* Stated problem *
Repeat the data that follows, word for word, without the images.

* Given data *
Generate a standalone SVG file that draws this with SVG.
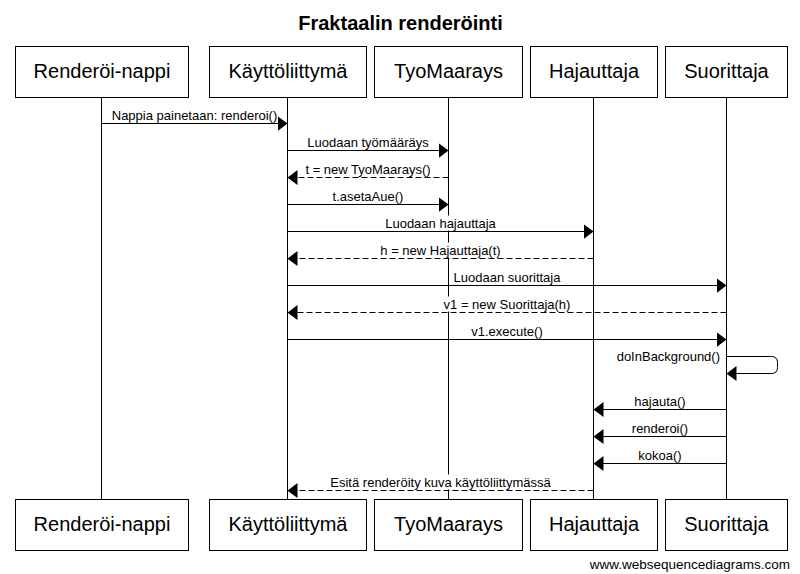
<svg xmlns="http://www.w3.org/2000/svg" width="800" height="574" viewBox="0 0 800 574">
<style>
.box{fill:#fff;stroke:#000;stroke-width:1}
.life{stroke:#000;stroke-width:1;fill:none}
.pt{font-family:"Liberation Sans",Arial,sans-serif;font-size:20px;fill:#000;text-anchor:middle}
.title{font-family:"Liberation Sans",Arial,sans-serif;font-size:20px;font-weight:bold;fill:#000;text-anchor:middle}
.ml{font-family:"Liberation Sans",Arial,sans-serif;font-size:13px;fill:#000;text-anchor:middle}
.msg{stroke:#000;stroke-width:1;fill:none;marker-end:url(#ah)}
.ret{stroke:#000;stroke-width:1;fill:none;stroke-dasharray:6,3;marker-end:url(#ah)}
.lbg{fill:#fff;stroke:none}
.wm{font-family:"Liberation Sans",Arial,sans-serif;font-size:13.5px;fill:#000;text-anchor:end}
</style>
<defs>
<marker id="ah" markerUnits="userSpaceOnUse" markerWidth="10" markerHeight="15" refX="10" refY="7.5" orient="auto">
<path d="M0,0 L10,7.5 L0,15 Z" fill="#000"/>
</marker>
</defs>
<rect width="800" height="574" fill="#fff"/>
<text class="title" x="400.5" y="29.5">Fraktaalin renderöinti</text>

<g id="renderoi-nappi">
<line class="life" x1="101.5" y1="97" x2="101.5" y2="500"/>
<rect class="box" x="15.5" y="46.5" width="173" height="51"/>
<text class="pt" x="102" y="77.5">Renderöi-nappi</text>
<rect class="box" x="15.5" y="499.5" width="173" height="51"/>
<text class="pt" x="102" y="531">Renderöi-nappi</text>
</g>
<g id="kayttoliittyma">
<line class="life" x1="287.5" y1="97" x2="287.5" y2="500"/>
<rect class="box" x="209.5" y="46.5" width="157" height="51"/>
<text class="pt" x="288" y="77.5">Käyttöliittymä</text>
<rect class="box" x="209.5" y="499.5" width="157" height="51"/>
<text class="pt" x="288" y="531">Käyttöliittymä</text>
</g>
<g id="tyomaarays">
<line class="life" x1="448.5" y1="97" x2="448.5" y2="500"/>
<rect class="box" x="374.5" y="46.5" width="148" height="51"/>
<text class="pt" x="448.5" y="77.5">TyoMaarays</text>
<rect class="box" x="374.5" y="499.5" width="148" height="51"/>
<text class="pt" x="448.5" y="531">TyoMaarays</text>
</g>
<g id="hajauttaja">
<line class="life" x1="593.5" y1="97" x2="593.5" y2="500"/>
<rect class="box" x="530.5" y="46.5" width="127" height="51"/>
<text class="pt" x="594" y="77.5">Hajauttaja</text>
<rect class="box" x="530.5" y="499.5" width="127" height="51"/>
<text class="pt" x="594" y="531">Hajauttaja</text>
</g>
<g id="suorittaja">
<line class="life" x1="726.5" y1="97" x2="726.5" y2="500"/>
<rect class="box" x="665.5" y="46.5" width="122" height="51"/>
<text class="pt" x="726.5" y="77.5">Suorittaja</text>
<rect class="box" x="665.5" y="499.5" width="122" height="51"/>
<text class="pt" x="726.5" y="531">Suorittaja</text>
</g>

<g id="connectors">
<path class="msg" d="M101.5,123.5 H287.5"/>
<text class="ml" x="194.5" y="119.5">Nappia painetaan: renderoi()</text>

<path class="msg" d="M287.5,150.5 H448.5"/>
<text class="ml" x="368" y="146.5">Luodaan työmääräys</text>

<path class="ret" d="M448.5,177.5 H287.5"/>
<text class="ml" x="368" y="173.5">t = new TyoMaarays()</text>

<path class="msg" d="M287.5,204.5 H448.5"/>
<text class="ml" x="368" y="200.5">t.asetaAue()</text>

<path class="msg" d="M287.5,231.5 H593.5"/>
<rect class="lbg" x="384.5" y="215.5" width="112" height="15"/>
<text class="ml" x="440.5" y="227.5">Luodaan hajauttaja</text>

<path class="ret" d="M593.5,258.5 H287.5"/>
<rect class="lbg" x="379.5" y="242.5" width="122" height="15"/>
<text class="ml" x="440.5" y="254.5">h = new Hajauttaja(t)</text>

<path class="msg" d="M287.5,285.5 H726.5"/>
<text class="ml" x="507" y="281.5">Luodaan suorittaja</text>

<path class="ret" d="M726.5,312.5 H287.5"/>
<rect class="lbg" x="443" y="296.5" width="128" height="15"/>
<text class="ml" x="507" y="308.5">v1 = new Suorittaja(h)</text>

<path class="msg" d="M287.5,339.5 H726.5"/>
<text class="ml" x="507" y="335.5">v1.execute()</text>

<path class="msg" d="M726.5,356.5 H771.5 Q777.5,356.5 777.5,362.5 V367.5 Q777.5,373.5 771.5,373.5 H726.5"/>
<text class="ml" x="720" y="361" style="text-anchor:end">doInBackground()</text>

<path class="msg" d="M726.5,409.5 H593.5"/>
<text class="ml" x="660" y="405.5">hajauta()</text>

<path class="msg" d="M726.5,436.5 H593.5"/>
<text class="ml" x="660" y="432.5">renderoi()</text>

<path class="msg" d="M726.5,463.5 H593.5"/>
<text class="ml" x="660" y="459.5">kokoa()</text>

<path class="ret" d="M593.5,490.5 H287.5"/>
<rect class="lbg" x="329.5" y="474.5" width="222" height="15"/>
<text class="ml" x="440.5" y="486.5">Esitä renderöity kuva käyttöliittymässä</text>
</g>

<text class="wm" x="790" y="568.5">www.websequencediagrams.com</text>
</svg>
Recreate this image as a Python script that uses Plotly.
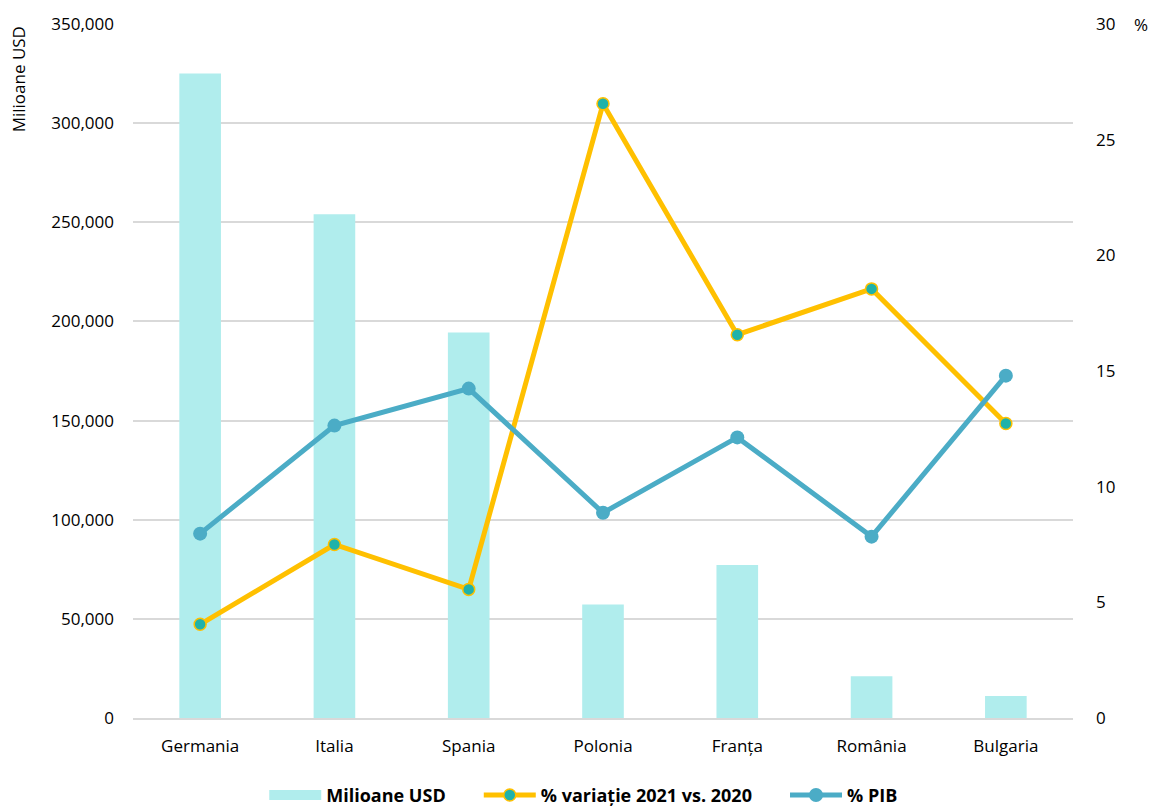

* The result *
Generate a standalone SVG file that draws this with SVG.
<svg xmlns="http://www.w3.org/2000/svg" width="800" height="574" viewBox="0 0 800 574">
<style>
.box{fill:#fff;stroke:#000;stroke-width:1}
.life{stroke:#000;stroke-width:1;fill:none}
.pt{font-family:"Liberation Sans",Arial,sans-serif;font-size:20px;fill:#000;text-anchor:middle}
.title{font-family:"Liberation Sans",Arial,sans-serif;font-size:20px;font-weight:bold;fill:#000;text-anchor:middle}
.ml{font-family:"Liberation Sans",Arial,sans-serif;font-size:13px;fill:#000;text-anchor:middle}
.msg{stroke:#000;stroke-width:1;fill:none;marker-end:url(#ah)}
.ret{stroke:#000;stroke-width:1;fill:none;stroke-dasharray:6,3;marker-end:url(#ah)}
.lbg{fill:#fff;stroke:none}
.wm{font-family:"Liberation Sans",Arial,sans-serif;font-size:13.5px;fill:#000;text-anchor:end}
</style>
<defs>
<marker id="ah" markerUnits="userSpaceOnUse" markerWidth="10" markerHeight="15" refX="10" refY="7.5" orient="auto">
<path d="M0,0 L10,7.5 L0,15 Z" fill="#000"/>
</marker>
</defs>
<rect width="800" height="574" fill="#fff"/>
<text class="title" x="400.5" y="29.5">Fraktaalin renderöinti</text>

<g id="renderoi-nappi">
<line class="life" x1="101.5" y1="97" x2="101.5" y2="500"/>
<rect class="box" x="15.5" y="46.5" width="173" height="51"/>
<text class="pt" x="102" y="77.5">Renderöi-nappi</text>
<rect class="box" x="15.5" y="499.5" width="173" height="51"/>
<text class="pt" x="102" y="531">Renderöi-nappi</text>
</g>
<g id="kayttoliittyma">
<line class="life" x1="287.5" y1="97" x2="287.5" y2="500"/>
<rect class="box" x="209.5" y="46.5" width="157" height="51"/>
<text class="pt" x="288" y="77.5">Käyttöliittymä</text>
<rect class="box" x="209.5" y="499.5" width="157" height="51"/>
<text class="pt" x="288" y="531">Käyttöliittymä</text>
</g>
<g id="tyomaarays">
<line class="life" x1="448.5" y1="97" x2="448.5" y2="500"/>
<rect class="box" x="374.5" y="46.5" width="148" height="51"/>
<text class="pt" x="448.5" y="77.5">TyoMaarays</text>
<rect class="box" x="374.5" y="499.5" width="148" height="51"/>
<text class="pt" x="448.5" y="531">TyoMaarays</text>
</g>
<g id="hajauttaja">
<line class="life" x1="593.5" y1="97" x2="593.5" y2="500"/>
<rect class="box" x="530.5" y="46.5" width="127" height="51"/>
<text class="pt" x="594" y="77.5">Hajauttaja</text>
<rect class="box" x="530.5" y="499.5" width="127" height="51"/>
<text class="pt" x="594" y="531">Hajauttaja</text>
</g>
<g id="suorittaja">
<line class="life" x1="726.5" y1="97" x2="726.5" y2="500"/>
<rect class="box" x="665.5" y="46.5" width="122" height="51"/>
<text class="pt" x="726.5" y="77.5">Suorittaja</text>
<rect class="box" x="665.5" y="499.5" width="122" height="51"/>
<text class="pt" x="726.5" y="531">Suorittaja</text>
</g>

<g id="connectors">
<path class="msg" d="M101.5,123.5 H287.5"/>
<text class="ml" x="194.5" y="119.5">Nappia painetaan: renderoi()</text>

<path class="msg" d="M287.5,150.5 H448.5"/>
<text class="ml" x="368" y="146.5">Luodaan työmääräys</text>

<path class="ret" d="M448.5,177.5 H287.5"/>
<text class="ml" x="368" y="173.5">t = new TyoMaarays()</text>

<path class="msg" d="M287.5,204.5 H448.5"/>
<text class="ml" x="368" y="200.5">t.asetaAue()</text>

<path class="msg" d="M287.5,231.5 H593.5"/>
<rect class="lbg" x="384.5" y="215.5" width="112" height="15"/>
<text class="ml" x="440.5" y="227.5">Luodaan hajauttaja</text>

<path class="ret" d="M593.5,258.5 H287.5"/>
<rect class="lbg" x="379.5" y="242.5" width="122" height="15"/>
<text class="ml" x="440.5" y="254.5">h = new Hajauttaja(t)</text>

<path class="msg" d="M287.5,285.5 H726.5"/>
<text class="ml" x="507" y="281.5">Luodaan suorittaja</text>

<path class="ret" d="M726.5,312.5 H287.5"/>
<rect class="lbg" x="443" y="296.5" width="128" height="15"/>
<text class="ml" x="507" y="308.5">v1 = new Suorittaja(h)</text>

<path class="msg" d="M287.5,339.5 H726.5"/>
<text class="ml" x="507" y="335.5">v1.execute()</text>

<path class="msg" d="M726.5,356.5 H771.5 Q777.5,356.5 777.5,362.5 V367.5 Q777.5,373.5 771.5,373.5 H726.5"/>
<text class="ml" x="720" y="361" style="text-anchor:end">doInBackground()</text>

<path class="msg" d="M726.5,409.5 H593.5"/>
<text class="ml" x="660" y="405.5">hajauta()</text>

<path class="msg" d="M726.5,436.5 H593.5"/>
<text class="ml" x="660" y="432.5">renderoi()</text>

<path class="msg" d="M726.5,463.5 H593.5"/>
<text class="ml" x="660" y="459.5">kokoa()</text>

<path class="ret" d="M593.5,490.5 H287.5"/>
<rect class="lbg" x="329.5" y="474.5" width="222" height="15"/>
<text class="ml" x="440.5" y="486.5">Esitä renderöity kuva käyttöliittymässä</text>
</g>

<text class="wm" x="790" y="568.5">www.websequencediagrams.com</text>
</svg>
Recreate this image as a Python script that uses Plotly.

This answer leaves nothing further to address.